Quand faut-il fêter Pâques ? A la fin du IIe siècle, la question divisera les chrétiens. Les Eglises d'Asie célèbrent la Résurrection du Christ le jour de la Pâque juive : le quatorzième jour de la lune du mois de Nisan ; la majorité des chrétiens hors d'Asie préfèrent le dimanche qui suit. Entre 189 et 199, des synodes se réuniront en plusieurs lieux pour tâcher de parvenir à un accord. Eusèbe de Césarée fait état des positions exprimées par l'Eglise de Rome, celles de Palestine, des évêques du Pont, de l'évêque de Corinthe et des chrétientés de Gaule. L'ensemble de ces Eglises considèrent que Pâques doit être célébré le dimanche. Or les évêques d'Asie s'entêtent. Il faut qu'Irénée s'en mêle et prêche la tolérance. A l'évêque Victor, futur pape, qui a voulu excommunier les Eglises d'Asie, il écrit : « Les presbytres antérieurs à Sôter qui ont dirigé l'Eglise que tu gouvernes aujourd'hui [...] n'ont pas gardé eux-mêmes le quatorzième jour mais n'en ont pas interdit l'usage à ceux qui venaient de chrétientés dans lesquelles il était gardé. » Victor n'en fixe pas moins la célébration de Pâques au jour qui depuis a été constamment observé.

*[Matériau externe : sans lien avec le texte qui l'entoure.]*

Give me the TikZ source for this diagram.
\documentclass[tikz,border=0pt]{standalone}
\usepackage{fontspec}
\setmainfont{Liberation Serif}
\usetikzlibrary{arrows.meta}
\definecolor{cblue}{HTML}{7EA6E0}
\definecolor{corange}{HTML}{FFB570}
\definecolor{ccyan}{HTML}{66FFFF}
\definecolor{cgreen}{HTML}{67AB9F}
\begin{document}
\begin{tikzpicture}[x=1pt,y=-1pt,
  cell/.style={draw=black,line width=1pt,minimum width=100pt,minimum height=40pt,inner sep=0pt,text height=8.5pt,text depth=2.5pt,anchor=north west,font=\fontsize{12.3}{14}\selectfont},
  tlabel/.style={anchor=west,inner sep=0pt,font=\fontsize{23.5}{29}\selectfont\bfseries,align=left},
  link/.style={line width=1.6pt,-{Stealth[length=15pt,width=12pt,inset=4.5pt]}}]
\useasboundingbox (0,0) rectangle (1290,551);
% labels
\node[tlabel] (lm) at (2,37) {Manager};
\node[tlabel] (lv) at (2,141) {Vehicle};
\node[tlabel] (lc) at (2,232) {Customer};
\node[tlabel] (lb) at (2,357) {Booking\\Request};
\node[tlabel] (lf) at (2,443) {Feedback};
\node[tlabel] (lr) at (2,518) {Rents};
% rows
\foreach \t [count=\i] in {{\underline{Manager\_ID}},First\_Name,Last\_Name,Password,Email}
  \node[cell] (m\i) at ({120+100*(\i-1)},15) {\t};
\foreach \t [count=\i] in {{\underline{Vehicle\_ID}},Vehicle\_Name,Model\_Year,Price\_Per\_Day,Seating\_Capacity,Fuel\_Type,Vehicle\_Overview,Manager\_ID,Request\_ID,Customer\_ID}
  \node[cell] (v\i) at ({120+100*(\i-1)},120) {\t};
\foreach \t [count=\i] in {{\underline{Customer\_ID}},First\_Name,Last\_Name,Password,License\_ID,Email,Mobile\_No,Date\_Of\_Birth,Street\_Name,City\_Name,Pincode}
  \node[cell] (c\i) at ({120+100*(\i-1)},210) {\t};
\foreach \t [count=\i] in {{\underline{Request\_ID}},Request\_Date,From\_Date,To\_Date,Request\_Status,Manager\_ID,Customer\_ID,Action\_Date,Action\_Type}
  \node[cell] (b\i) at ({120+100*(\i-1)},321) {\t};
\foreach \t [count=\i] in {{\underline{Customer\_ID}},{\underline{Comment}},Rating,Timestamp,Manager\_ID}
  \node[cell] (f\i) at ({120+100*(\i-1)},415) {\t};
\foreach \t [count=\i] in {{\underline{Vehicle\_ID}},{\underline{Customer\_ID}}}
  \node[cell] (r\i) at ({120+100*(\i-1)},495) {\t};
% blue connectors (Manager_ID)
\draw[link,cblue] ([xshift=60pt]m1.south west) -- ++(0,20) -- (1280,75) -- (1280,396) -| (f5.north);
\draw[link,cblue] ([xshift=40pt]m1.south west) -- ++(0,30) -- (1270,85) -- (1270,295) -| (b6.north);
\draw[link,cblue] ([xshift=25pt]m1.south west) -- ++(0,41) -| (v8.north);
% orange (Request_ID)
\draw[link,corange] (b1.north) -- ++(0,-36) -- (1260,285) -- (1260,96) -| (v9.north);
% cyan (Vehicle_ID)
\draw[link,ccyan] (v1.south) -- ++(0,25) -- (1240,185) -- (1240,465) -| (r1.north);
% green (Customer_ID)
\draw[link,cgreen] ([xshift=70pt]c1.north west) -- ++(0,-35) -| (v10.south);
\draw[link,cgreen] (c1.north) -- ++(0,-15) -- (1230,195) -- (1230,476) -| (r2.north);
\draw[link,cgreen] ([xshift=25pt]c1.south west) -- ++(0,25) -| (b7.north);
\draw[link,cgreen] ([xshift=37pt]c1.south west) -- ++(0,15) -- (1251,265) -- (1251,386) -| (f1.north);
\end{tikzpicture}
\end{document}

On verra, dès le IIe siècle, les différences s'accélérer d'une communauté à l'autre. Pouvait-il en être autrement ? Songeons à l'éloignement, à la lenteur des communications, à la nécessité de messagers pour l'acheminement des correspondances. Comment une communauté du nord de la Gaule pourrait-elle interpréter les préceptes chrétiens fondamentaux de la même manière qu'une communauté de la vallée du Nil ? « L'Oriental empirique invente et improvise alors que le Latin organise et réglemente[14]. »

[14] A. Hamman, op. cit.

J'aime la comparaison de Jean Bernardi : « Il est probablement plus exagéré de dire que la plupart des évêques sont, par rapport à Rome, dans la situation de Robinson Crusoé sur son île par rapport au monde civilisé. » Il doit se débrouiller et c'est ce qu'il fait. Il est probable d'ailleurs que l'évêque en question, comme l'a fait saint Paul, doit gagner sa vie. De telles conditions auraient dû conduire à un éclatement doctrinal irréversible. Que tel n'ait pas été le cas pourrait paraître quasiment miraculeux si nous n'avions pas la preuve que, très tôt et longtemps, des théologiens de bonne volonté et dotés souvent de talent ont répandu à travers le monde chrétien des « mises au point » particulièrement nécessaires en l'occurrence.